(Plotting code records)
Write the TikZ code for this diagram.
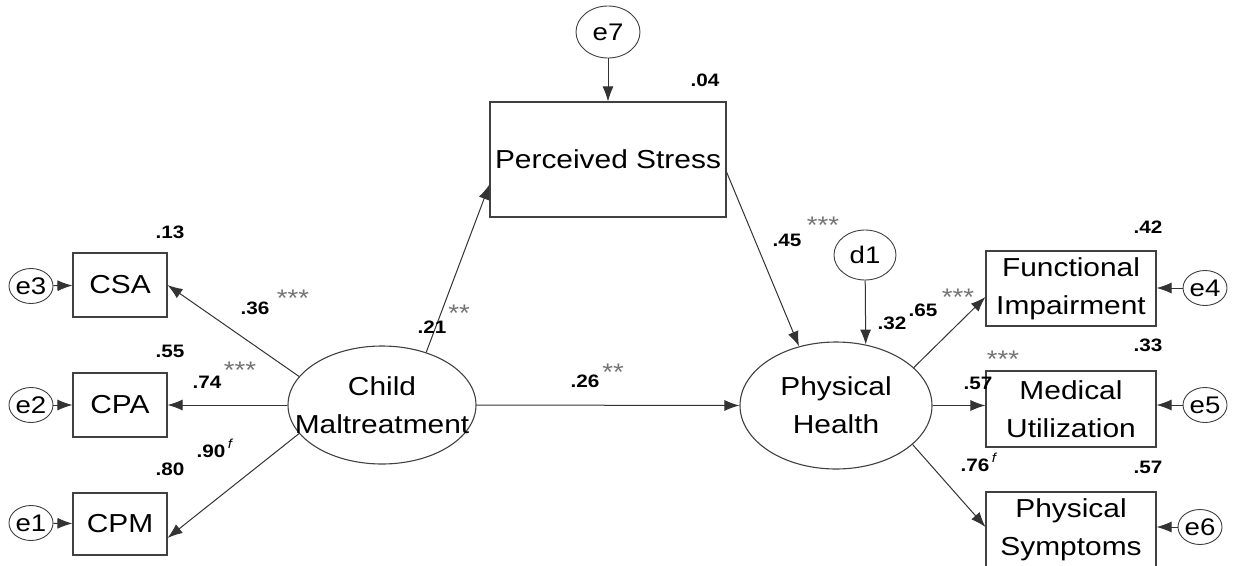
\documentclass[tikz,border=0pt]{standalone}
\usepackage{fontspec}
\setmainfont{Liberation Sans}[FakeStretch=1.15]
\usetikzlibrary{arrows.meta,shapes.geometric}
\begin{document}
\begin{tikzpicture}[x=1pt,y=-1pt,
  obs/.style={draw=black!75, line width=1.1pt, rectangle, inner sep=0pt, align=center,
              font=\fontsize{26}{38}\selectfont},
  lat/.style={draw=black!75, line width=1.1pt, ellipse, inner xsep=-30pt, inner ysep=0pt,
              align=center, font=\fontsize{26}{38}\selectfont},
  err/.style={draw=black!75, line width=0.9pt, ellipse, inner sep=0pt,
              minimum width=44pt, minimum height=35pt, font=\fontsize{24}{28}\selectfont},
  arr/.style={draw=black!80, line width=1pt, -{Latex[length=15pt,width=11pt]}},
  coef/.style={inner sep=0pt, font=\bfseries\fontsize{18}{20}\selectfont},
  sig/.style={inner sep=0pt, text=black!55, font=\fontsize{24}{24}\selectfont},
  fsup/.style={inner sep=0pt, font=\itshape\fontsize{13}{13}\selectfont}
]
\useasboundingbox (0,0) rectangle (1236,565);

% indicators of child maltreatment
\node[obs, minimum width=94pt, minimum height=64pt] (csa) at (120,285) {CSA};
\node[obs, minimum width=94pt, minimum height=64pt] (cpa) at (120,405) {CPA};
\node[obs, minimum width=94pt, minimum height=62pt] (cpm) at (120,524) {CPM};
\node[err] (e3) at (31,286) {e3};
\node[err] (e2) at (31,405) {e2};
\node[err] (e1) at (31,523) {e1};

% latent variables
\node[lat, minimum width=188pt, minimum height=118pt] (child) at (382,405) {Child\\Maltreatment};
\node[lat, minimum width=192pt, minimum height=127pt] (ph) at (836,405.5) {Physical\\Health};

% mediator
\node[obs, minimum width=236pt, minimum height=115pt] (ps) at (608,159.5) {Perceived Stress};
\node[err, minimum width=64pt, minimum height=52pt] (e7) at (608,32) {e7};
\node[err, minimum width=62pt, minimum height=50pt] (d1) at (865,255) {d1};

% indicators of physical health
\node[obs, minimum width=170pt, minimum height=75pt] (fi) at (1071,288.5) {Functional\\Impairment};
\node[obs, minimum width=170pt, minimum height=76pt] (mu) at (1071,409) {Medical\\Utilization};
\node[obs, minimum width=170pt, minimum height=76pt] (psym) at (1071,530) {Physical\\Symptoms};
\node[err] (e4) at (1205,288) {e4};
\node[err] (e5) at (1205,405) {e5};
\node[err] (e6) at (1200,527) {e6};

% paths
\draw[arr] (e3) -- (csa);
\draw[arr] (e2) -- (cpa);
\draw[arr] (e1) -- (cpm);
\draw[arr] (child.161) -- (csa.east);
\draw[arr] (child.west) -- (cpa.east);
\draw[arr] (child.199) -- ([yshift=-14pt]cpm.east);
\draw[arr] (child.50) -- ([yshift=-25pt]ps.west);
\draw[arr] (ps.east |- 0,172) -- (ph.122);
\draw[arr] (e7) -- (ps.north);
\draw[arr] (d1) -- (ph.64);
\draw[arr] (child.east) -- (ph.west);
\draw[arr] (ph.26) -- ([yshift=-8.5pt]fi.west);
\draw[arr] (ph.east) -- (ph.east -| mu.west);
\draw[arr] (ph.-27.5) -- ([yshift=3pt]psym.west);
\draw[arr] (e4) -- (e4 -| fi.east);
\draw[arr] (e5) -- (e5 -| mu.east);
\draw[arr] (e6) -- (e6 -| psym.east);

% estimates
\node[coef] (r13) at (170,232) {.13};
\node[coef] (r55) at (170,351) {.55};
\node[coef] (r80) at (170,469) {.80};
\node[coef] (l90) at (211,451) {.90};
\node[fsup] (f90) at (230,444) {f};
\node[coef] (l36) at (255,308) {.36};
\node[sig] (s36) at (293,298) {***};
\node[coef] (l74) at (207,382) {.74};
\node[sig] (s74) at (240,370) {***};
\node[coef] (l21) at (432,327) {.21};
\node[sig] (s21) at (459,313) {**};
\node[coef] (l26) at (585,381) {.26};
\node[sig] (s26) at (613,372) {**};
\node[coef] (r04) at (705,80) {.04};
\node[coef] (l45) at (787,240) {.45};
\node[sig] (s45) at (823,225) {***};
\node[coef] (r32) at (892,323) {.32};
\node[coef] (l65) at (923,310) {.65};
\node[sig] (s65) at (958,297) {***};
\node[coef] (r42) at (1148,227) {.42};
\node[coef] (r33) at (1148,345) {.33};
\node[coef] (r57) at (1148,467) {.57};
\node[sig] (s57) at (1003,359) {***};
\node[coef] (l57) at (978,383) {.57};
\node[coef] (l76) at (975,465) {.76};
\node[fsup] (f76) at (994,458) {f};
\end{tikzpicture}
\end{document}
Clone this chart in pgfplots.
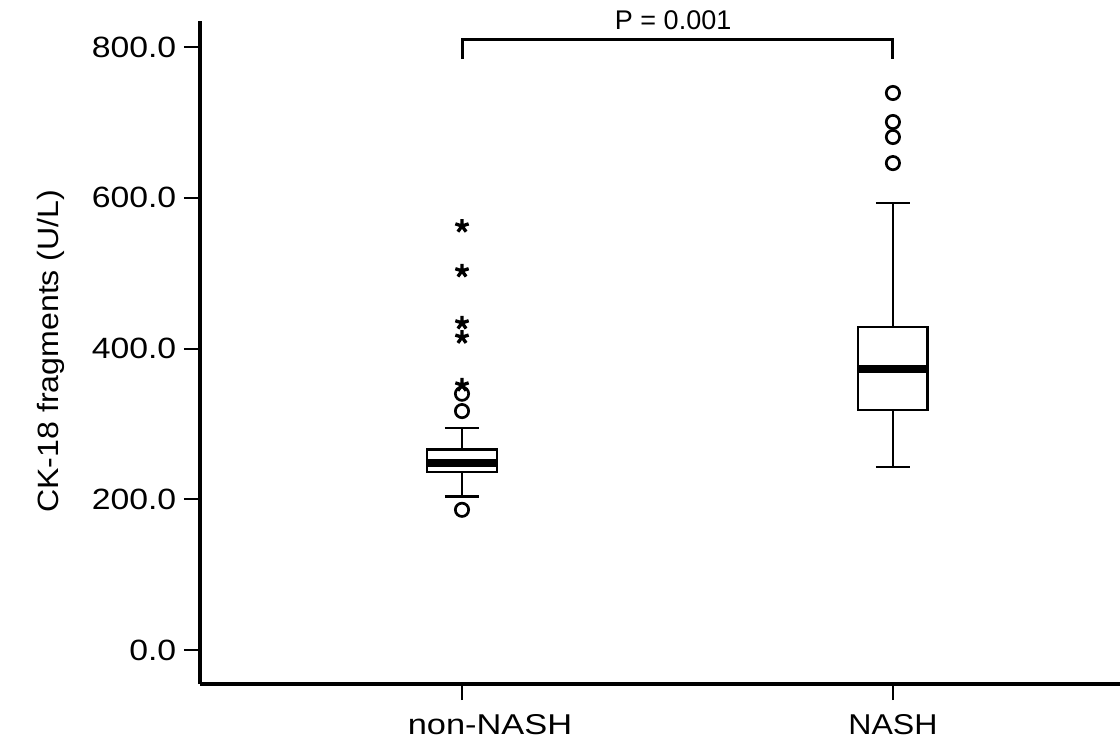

## What is expected:
Look through the material and copy each line that has "this".

## Task response:
Write the TikZ code for this diagram.
Clone this chart in pgfplots.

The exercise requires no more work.